Breaking the cycle with our own kids
Now, as I watch my own children navigate their emotions, I’m acutely aware of the patterns I’m trying not to repeat.
When Milo has a meltdown because his fort collapsed, my instinct—shaped by my upbringing—might be to quickly fix it or distract him. But instead, I sit down at his level and say, “Tell me more about how that feels.”
A study found that parents who experienced emotional neglect as children are more likely to exhibit hostile and controlling parenting styles, which can negatively affect their relationships with their own children.
Knowing this research keeps me vigilant.
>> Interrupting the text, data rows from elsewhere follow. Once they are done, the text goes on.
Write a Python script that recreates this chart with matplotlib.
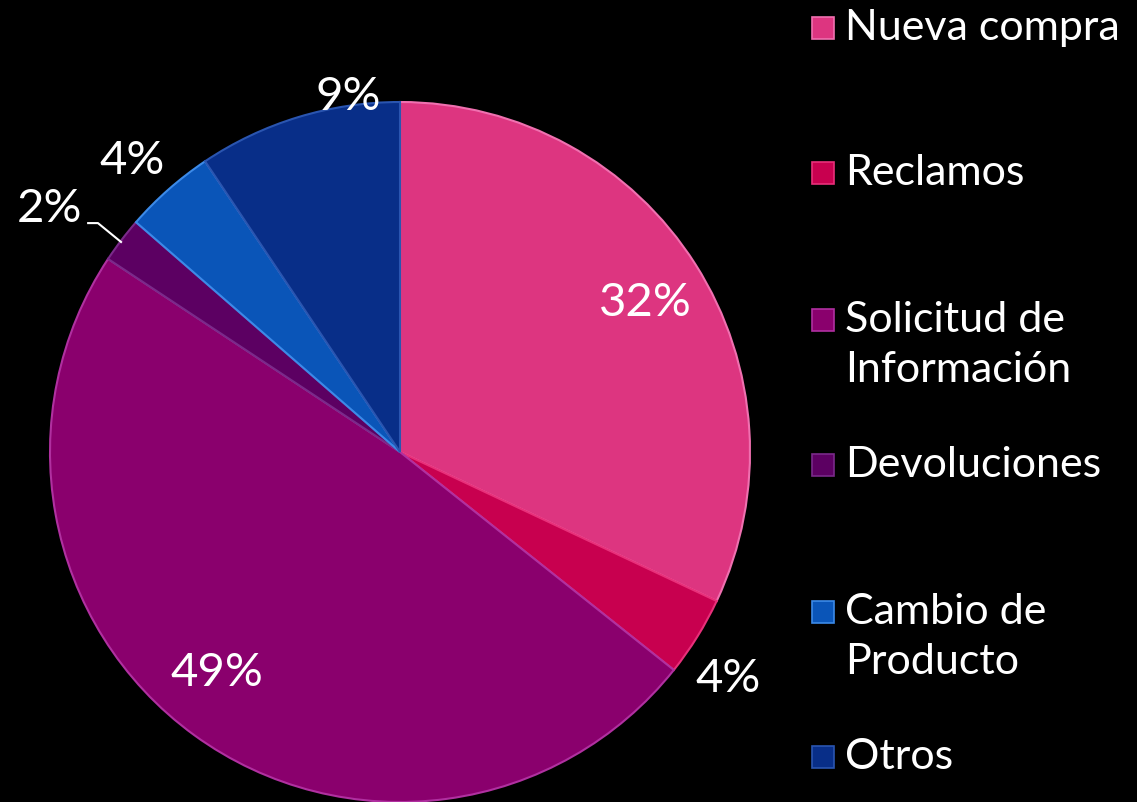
#! /usr/bin/env python3
"""
Pie chart of customer contact reasons, with the legend drawn down the right side.
"""
import numpy as np
import matplotlib
matplotlib.use('Agg')
import matplotlib.pyplot as plt
from matplotlib.patches import Rectangle

categories = ['Nueva compra', 'Reclamos', 'Solicitud de\nInformación',
              'Devoluciones', 'Cambio de\nProducto', 'Otros']
shares = [32.0, 3.7, 48.6, 2.1, 4.2, 9.4]
colors = ['#DD3580', '#C8004F', '#8A006D', '#5C0062', '#0A55B8', '#082E88']
edge_colors = ['#F070B0', '#E8307A', '#B030A0', '#7A2A8A', '#3C8AE8', '#2A55B0']

# where each percentage sits: distance in pie radii, and degrees off the
# middle of its slice
label_radius = [0.82, 1.14, 0.82, 1.22, 1.13, 1.025]
label_shift = [-1.2, -2.9, -3.6, 2.5, 1.3, -8.7]

plt.rcParams['font.family'] = ['Lato', 'DejaVu Sans']

W, H = 1137, 802
fig = plt.figure(figsize=(W / 100, H / 100), dpi=100, facecolor='black')
ax = fig.add_axes([50 / W, 0, 700 / W, 700 / H])
ax.set_facecolor('black')

wedges, _ = ax.pie(shares, colors=colors, startangle=90, counterclock=False,
                   radius=1.0, wedgeprops=dict(linewidth=1.5))
for w, ec in zip(wedges, edge_colors):
    w.set_edgecolor(ec)

for w, share, r, dth in zip(wedges, shares, label_radius, label_shift):
    ang = np.deg2rad((w.theta1 + w.theta2) / 2 + dth)
    ax.text(r * np.cos(ang), r * np.sin(ang), '%.0f%%' % share,
            color='white', fontsize=34, ha='center', va='center')

# leader line for the small "Devoluciones" slice
ax.plot([-0.891, -0.863, -0.797], [0.654, 0.654, 0.60], color='white', lw=1.5)

ax.set_xlim(-1, 1)
ax.set_ylim(-1, 1)
ax.set_aspect('equal')
ax.axis('off')

# legend: one entry every ~146 px, square lined up with the first line
legend_top = [28, 173, 320, 465, 612, 757]
line_step = 50
for name, col, ec, y in zip(categories, colors, edge_colors, legend_top):
    fy = 1 - y / H
    fig.patches.append(Rectangle((812 / W, fy - 11 / H), 22 / W, 22 / H,
                                 transform=fig.transFigure, facecolor=col,
                                 edgecolor=ec, linewidth=1.2))
    for i, line in enumerate(name.split('\n')):
        fig.text(845 / W, fy - i * line_step / H, line, color='white',
                 fontsize=31, ha='left', va='center')

fig.savefig('out.png', dpi=100, facecolor='black')
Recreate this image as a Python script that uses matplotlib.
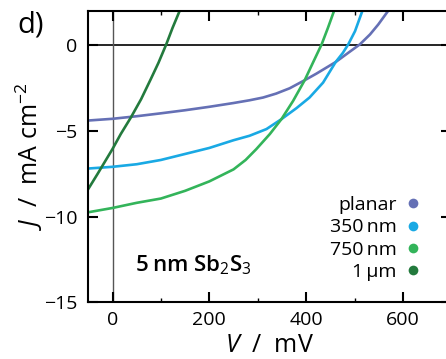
import matplotlib
matplotlib.use("Agg")
import matplotlib.pyplot as plt
from matplotlib.lines import Line2D
from matplotlib.ticker import MultipleLocator

plt.rcParams['font.family'] = ['Open Sans', 'DejaVu Sans']
plt.rcParams['mathtext.fontset'] = 'custom'
plt.rcParams['mathtext.rm'] = 'Open Sans'
plt.rcParams['mathtext.it'] = 'Open Sans:italic'

# J-V curves (V in mV, J in mA cm^-2)
v_planar = [-50, 0, 50, 100, 150, 200, 250, 283, 311, 338, 366, 397, 421, 461, 490, 511, 532, 549, 568]
j_planar = [-4.4, -4.3, -4.15, -3.98, -3.8, -3.6, -3.38, -3.22, -3.06, -2.83, -2.52, -2.05, -1.67,
            -0.99, -0.39, 0.04, 0.62, 1.2, 1.94]

v_350 = [-50, 0, 50, 100, 150, 200, 250, 283, 318, 349, 380, 407, 435, 461, 476, 487, 501, 516]
j_350 = [-7.2, -7.1, -6.95, -6.7, -6.35, -6.0, -5.55, -5.29, -4.9, -4.32, -3.68, -3.06, -2.19,
         -0.99, -0.45, 0.04, 0.81, 1.98]

v_750 = [-50, 0, 50, 100, 150, 200, 250, 275, 297, 325, 349, 373, 397, 414, 432, 445, 457]
j_750 = [-9.75, -9.5, -9.2, -8.95, -8.5, -7.95, -7.25, -6.7, -6.07, -5.19, -4.32, -3.26, -2.05,
         -1.03, 0.04, 1.0, 1.94]

v_1um = [-50, -31, 0, 17, 38, 59, 79, 95, 111, 124, 137]
j_1um = [-8.39, -7.52, -6.06, -5.19, -4.22, -3.16, -1.99, -1.03, 0.04, 1.0, 1.88]

labels = ['planar', '350\u2009nm', '750\u2009nm', '1\u2009\u00b5m']
colors = ['#6570b5', '#19a9e4', '#33b45a', '#237a3d']
series = [(v_planar, j_planar), (v_350, j_350), (v_750, j_750), (v_1um, j_1um)]

fig = plt.figure(figsize=(4.46, 3.59), dpi=100)
ax = fig.add_axes([0.198, 0.158, 0.814, 0.812])

ax.axhline(0, color='black', lw=1.2, zorder=1)
ax.axvline(0, color='#555555', lw=1.0, zorder=1)

for (v, j), c in zip(series, colors):
    ax.plot(v, j, color=c, lw=1.9, zorder=2, solid_joinstyle='round')

ax.set_xlim(-50, 700)
ax.set_ylim(-15, 2)
ax.xaxis.set_major_locator(MultipleLocator(200))
ax.xaxis.set_minor_locator(MultipleLocator(100))
ax.yaxis.set_major_locator(MultipleLocator(5))

for s in ax.spines.values():
    s.set_linewidth(1.5)
ax.tick_params(which='major', direction='in', length=7, width=1.5,
               top=True, right=True, labelsize=14)
ax.tick_params(axis='x', which='major', pad=6)
ax.tick_params(axis='y', which='major', pad=8)
ax.tick_params(which='minor', direction='in', length=3, width=1.0,
               top=True, right=False, left=False)

ax.set_xlabel('$V$  /  mV', fontsize=18, labelpad=3)
ax.set_ylabel('$J$  /  mA cm$^{-2}$', fontsize=18)
ax.yaxis.set_label_coords(-0.118, 0.5)

handles = [Line2D([], [], ls='none', marker='o', ms=7, color=c, mec='none') for c in colors]
leg = ax.legend(handles, labels, loc='lower right', bbox_to_anchor=(0.943, 0.04),
                frameon=False, markerfirst=False, fontsize=14, handlelength=0.8,
                handletextpad=0.45, labelspacing=0.22, borderpad=0)
for t in leg.get_texts():
    t.set_ha('right')

ax.text(0.128, 0.088, '5\u2009nm Sb$_2$S$_3$', transform=ax.transAxes,
        fontsize=16, fontweight='semibold', ha='left', va='bottom')

fig.text(0.04, 0.97, 'd)', fontsize=21, ha='left', va='top')

fig.savefig('out.png', dpi=100)
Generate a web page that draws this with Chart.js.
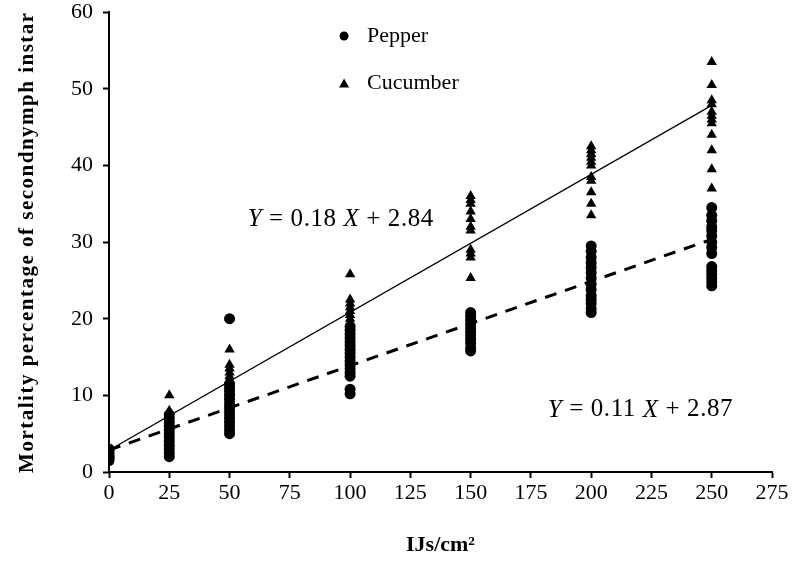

When Ellie comes to me with a worry that seems small to my adult mind, I remind myself that to her five-year-old heart, it’s enormous. “I’m listening,” I tell her, and then I actually do. No fixing, no minimizing, just presence.
Understanding the need for distance
Edie Stark, LCSW, MSc, psychotherapist and founder of Stark Therapy Group, puts it powerfully: “The decision to go no or low contact is rarely made lightly. It’s not about revenge, spite, or being ‘overly sensitive’; it’s about protecting your emotional safety and choosing self-respect over obligation.”
For those of us working through these patterns, this validation matters. The guilt that comes with setting boundaries with parents can be overwhelming. But sometimes distance is the only way to heal, to see clearly, to stop the cycle from continuing.
Finding peace with what is
Creating a different family culture doesn’t mean I’ve figured it all out. Some days I catch myself rushing through bedtime stories because I’m tired, or responding to “I’m sad” with “You’ll be okay” instead of “Tell me about it.” The difference is awareness—and the commitment to repair when I miss the mark.
Matt and I often talk after the kids are asleep about the emotional availability we want to model. It’s not about being perfect parents. It’s about being present ones. Parents who see our children’s emotions not as problems to solve but as important information about their inner worlds.
Looking back at that old family photo, I feel compassion for everyone in it—including my parents, who were probably doing the best they could with the tools they had. But I also feel proud of the work I’ve done to ensure my children won’t have to heal from the same emotional absence I did.
The thousand small moments that lead to estrangement aren’t usually malicious. They’re often just patterns passed down through generations of families who never learned how to hold space for feelings.
But we can choose differently. One “tell me more” at a time, one validated feeling at a time, we can create homes where emotions aren’t inconveniences but invitations to connect.